Indie games and sprite work give rise to chibi conventions and clever use of negative space. Also, modern games’ user interfaces—HUDs, dialog boxes, and on-screen icons—have been adopted as stylistic devices in series like 'Sword Art Online' and 'No Game No Life', where the UI becomes part of the narrative grammar. When anime studios adapt game-based properties, they often retain the original designers’ palettes and iconography, so whole-screen design sensibilities cross over intact. As a result, a lot of what we casually call “anime style” today has one foot in manga tradition and another in game concept art.
Violet
Violet
2025-08-29 14:22:45
I like to think about this as cross-pollination rather than one-way influence. Practically every modern anime borrows something from game art—be it composition, palette, or UI design. For instance, designers from the gaming world (who worked on titles like 'Final Fantasy' or 'Kingdom Hearts') popularized costume layering and dramatic hair silhouettes; those tricks show up in manga character sheets and then feed into anime adaptations. Visual novel artists trained to communicate huge emotional beats in a single sprite taught manga creators how to compress expression into a single panel, and that economy of expression translates into tight, effective animation cuts.
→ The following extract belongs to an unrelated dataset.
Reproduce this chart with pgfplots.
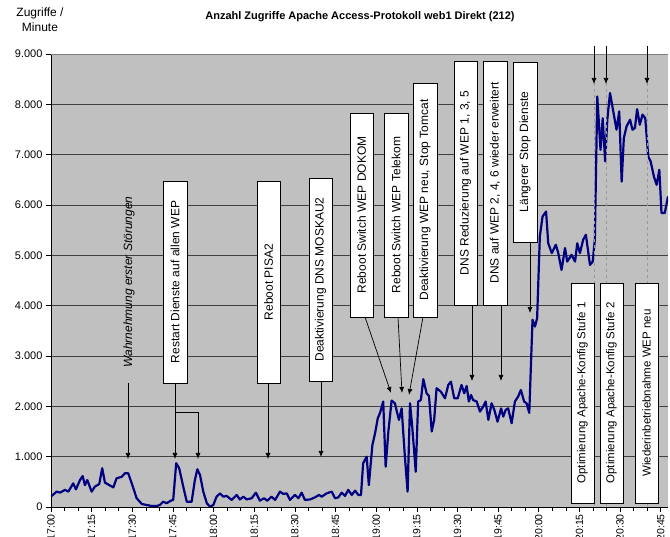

Also, the rise of cel-shaded and stylized 3D games has given anime studios templates for mixing 2D and 3D—take the slick cutscenes from modern games as direct inspiration for camera moves and motion design in anime. On a smaller scale, doujin and fan artists who began in game fandoms have introduced color-blocking and glossy render styles into mainstream manga artbooks, which get referenced by anime character designers. If you want a practical next step, compare game concept art and anime key visuals side-by-side—spotting the shared design language becomes addictive.